As someone who has almost zero interest in sports or watching them on TV, it was only this weekend that I happened to spot this Frito Lay Salsa commercial, created for the football season:

At first glance, I thought it was really creative and cool, had great music, and I love the animation, but it also stirred some discomfort in me that I had to process and I would love to hear your thoughts on…

First, the Carmen Miranda/Chiquita Banana/Sexy Señorita image has always both fascinated and repulsed me.

On one hand, she is beautiful, sultry, and seductive.

On the other, she only perpetuates the “stereotypical images of Latinos as perpetual fun-seekers, flirts, and flamboyant dancers,” always coming across as sexualized objects of entertainment and servitude.

As a Latina woman, the issues go even deeper: She is always overtly sexual. The singing and dancing while working theme is a direct tie to image of the slave, “happily” toiling and singing in the fields.

Since the stereotype is always associated with fruit and food, it only serves to sustain the image of the Latina, as the cook, the maid, always in the kitchen and perhaps the picking fields, always “dishing” it out. The fact that she’s got on full make-up, tats, a flamenco outfit, high heels, and dancing, gives it a humiliating caricaturisating Sambo touch.

Then there is the slicing and dicing, yet another link to another stereotype: A Latina who will cut you. Only this time, it’s her skirt that is doing the chopping. A nod to the vagina dentata archetype, perhaps?

She blooms in the garden, opening up like that “Spanish Harlem Rose” that’s been neglected and waiting to be cultivated, lending some element of magical realism that is only apropos of the animation and ninja stylized stunts. (After all, we all know that Latinas and all people of color have magical powers, see Magical Negro).

She’s one with nature, dancing and spinning like some insatiable whirling dervish, picking “fruit” off trees – a salute to Eve and her sin? Hot as hell but tempting too, no?

And even the music is muy caliente – The Weatherston Hays’ track used is “Hot Sauce,” described on their site as a “spicy blend of hot and hotter.” Yum! Gotta love that blend!

In the end, perhaps, I’ve gone overboard. Perhaps, I just like to analyze and scrutinize art too much and it’s all a stretch here. Maybe the makers of the ad were acutely aware of all of this and it’s all actually commentary turned over on its head to promote a product that is ultimately Latino in essence, making it genius…
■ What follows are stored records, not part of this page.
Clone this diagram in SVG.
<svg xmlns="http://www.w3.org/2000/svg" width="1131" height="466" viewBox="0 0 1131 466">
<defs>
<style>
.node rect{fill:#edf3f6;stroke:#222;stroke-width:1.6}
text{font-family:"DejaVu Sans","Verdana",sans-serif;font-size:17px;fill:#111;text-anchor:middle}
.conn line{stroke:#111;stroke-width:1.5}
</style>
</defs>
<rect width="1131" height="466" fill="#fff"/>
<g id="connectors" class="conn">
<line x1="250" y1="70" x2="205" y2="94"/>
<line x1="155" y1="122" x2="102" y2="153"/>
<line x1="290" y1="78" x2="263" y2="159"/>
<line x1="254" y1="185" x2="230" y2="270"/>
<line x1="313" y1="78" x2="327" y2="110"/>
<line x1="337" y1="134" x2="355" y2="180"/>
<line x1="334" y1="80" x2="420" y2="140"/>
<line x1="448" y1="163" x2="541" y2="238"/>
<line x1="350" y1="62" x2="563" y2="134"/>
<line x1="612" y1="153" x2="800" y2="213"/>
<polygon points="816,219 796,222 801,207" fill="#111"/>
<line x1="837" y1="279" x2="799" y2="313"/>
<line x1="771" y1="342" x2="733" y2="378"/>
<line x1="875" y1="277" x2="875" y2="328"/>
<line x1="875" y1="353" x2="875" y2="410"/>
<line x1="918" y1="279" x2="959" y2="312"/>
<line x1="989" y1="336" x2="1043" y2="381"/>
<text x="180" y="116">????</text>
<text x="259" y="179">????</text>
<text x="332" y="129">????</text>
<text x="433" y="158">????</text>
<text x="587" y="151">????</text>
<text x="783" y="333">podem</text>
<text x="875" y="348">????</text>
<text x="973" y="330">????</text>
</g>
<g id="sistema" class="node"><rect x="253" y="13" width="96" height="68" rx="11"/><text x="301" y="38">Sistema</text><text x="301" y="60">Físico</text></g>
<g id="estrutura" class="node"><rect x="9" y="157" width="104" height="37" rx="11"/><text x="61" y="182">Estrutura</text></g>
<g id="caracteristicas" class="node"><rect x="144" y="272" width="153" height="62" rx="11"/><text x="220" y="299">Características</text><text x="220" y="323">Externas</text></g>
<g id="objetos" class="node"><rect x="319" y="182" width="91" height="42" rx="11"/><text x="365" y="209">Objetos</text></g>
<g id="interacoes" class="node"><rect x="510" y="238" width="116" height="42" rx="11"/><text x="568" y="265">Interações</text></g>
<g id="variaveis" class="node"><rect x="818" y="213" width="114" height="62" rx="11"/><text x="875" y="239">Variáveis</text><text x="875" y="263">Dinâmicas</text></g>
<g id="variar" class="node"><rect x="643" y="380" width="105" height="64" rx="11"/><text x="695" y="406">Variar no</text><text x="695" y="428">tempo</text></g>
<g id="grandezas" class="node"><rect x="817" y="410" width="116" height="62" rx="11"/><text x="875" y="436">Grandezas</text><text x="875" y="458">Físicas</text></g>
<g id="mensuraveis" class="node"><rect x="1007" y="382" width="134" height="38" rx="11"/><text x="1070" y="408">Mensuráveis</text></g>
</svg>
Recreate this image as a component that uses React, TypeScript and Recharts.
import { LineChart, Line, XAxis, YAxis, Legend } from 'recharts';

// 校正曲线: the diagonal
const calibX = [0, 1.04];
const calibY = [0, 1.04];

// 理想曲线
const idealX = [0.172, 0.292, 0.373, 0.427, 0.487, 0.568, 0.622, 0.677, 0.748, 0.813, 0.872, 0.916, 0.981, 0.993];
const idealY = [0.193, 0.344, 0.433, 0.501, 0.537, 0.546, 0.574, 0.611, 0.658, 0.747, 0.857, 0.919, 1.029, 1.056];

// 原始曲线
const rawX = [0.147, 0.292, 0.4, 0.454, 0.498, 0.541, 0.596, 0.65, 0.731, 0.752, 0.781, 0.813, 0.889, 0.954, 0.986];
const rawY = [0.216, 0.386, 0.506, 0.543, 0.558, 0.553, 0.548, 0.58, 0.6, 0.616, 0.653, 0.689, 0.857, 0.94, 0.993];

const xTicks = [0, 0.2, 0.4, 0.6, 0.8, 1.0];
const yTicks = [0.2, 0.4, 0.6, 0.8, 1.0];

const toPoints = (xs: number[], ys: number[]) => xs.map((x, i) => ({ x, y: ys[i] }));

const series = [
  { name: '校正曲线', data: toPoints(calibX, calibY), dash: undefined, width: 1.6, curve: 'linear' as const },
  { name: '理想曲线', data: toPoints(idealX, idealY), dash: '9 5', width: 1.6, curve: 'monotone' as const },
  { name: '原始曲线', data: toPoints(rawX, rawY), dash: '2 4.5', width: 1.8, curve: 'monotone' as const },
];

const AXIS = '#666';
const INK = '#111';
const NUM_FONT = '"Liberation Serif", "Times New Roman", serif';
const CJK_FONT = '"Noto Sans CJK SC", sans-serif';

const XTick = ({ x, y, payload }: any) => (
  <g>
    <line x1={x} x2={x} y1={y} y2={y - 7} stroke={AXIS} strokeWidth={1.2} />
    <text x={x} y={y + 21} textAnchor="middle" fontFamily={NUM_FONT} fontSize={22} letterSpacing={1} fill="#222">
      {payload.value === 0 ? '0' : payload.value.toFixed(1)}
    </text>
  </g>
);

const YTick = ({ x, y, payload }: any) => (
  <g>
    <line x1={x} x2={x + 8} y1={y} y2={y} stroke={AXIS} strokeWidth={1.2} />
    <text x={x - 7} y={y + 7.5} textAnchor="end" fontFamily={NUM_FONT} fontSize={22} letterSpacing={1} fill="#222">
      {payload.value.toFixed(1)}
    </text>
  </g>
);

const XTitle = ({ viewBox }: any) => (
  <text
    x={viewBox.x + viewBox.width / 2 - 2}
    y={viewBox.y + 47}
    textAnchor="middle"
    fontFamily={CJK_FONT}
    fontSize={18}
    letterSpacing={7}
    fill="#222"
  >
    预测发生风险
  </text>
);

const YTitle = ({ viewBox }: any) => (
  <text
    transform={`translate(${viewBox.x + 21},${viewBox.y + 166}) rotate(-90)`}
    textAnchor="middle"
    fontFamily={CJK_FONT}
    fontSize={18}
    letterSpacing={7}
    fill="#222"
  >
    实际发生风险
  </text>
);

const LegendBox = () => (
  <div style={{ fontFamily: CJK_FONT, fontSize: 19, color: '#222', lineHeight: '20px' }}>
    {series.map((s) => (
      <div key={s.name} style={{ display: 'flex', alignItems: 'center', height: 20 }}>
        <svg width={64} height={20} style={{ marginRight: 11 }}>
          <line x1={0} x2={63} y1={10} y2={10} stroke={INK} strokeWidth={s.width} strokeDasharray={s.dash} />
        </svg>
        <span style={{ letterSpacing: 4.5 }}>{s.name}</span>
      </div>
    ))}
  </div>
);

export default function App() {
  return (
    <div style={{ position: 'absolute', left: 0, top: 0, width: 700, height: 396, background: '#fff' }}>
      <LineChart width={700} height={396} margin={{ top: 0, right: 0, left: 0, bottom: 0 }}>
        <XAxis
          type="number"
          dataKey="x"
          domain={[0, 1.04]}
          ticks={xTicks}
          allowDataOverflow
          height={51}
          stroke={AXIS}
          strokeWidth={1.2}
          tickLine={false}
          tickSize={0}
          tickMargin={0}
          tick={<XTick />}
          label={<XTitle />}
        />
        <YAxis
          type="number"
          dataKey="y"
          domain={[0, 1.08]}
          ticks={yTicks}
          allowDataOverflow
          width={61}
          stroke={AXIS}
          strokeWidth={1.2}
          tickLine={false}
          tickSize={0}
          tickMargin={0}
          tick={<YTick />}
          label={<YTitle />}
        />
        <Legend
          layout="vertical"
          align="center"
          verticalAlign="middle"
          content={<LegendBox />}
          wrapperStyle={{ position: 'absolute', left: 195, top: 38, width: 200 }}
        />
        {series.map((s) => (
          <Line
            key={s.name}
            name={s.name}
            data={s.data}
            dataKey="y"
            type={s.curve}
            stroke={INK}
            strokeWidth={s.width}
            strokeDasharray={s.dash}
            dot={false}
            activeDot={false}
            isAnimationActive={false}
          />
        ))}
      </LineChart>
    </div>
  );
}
Or is it just the same old, historical stereotype refined and digitized for a new generation?

You decide…

Updated to add one more thought:

I remembered after a comment from a fellow blogger via email that I left one an additional issue. Rampant throughout the commercial is the transmogrification of Latino culture. We know Latinos to be a diverse group with diverse cultures, traditions and history. Yet we have a commercial for salsa (Mexican cuisine) with a dancer in a flamenco dress(Spain), dancing to some “latin” music…treating the Latino aspect as a whole, one homogenous synthesis of all they could fit in.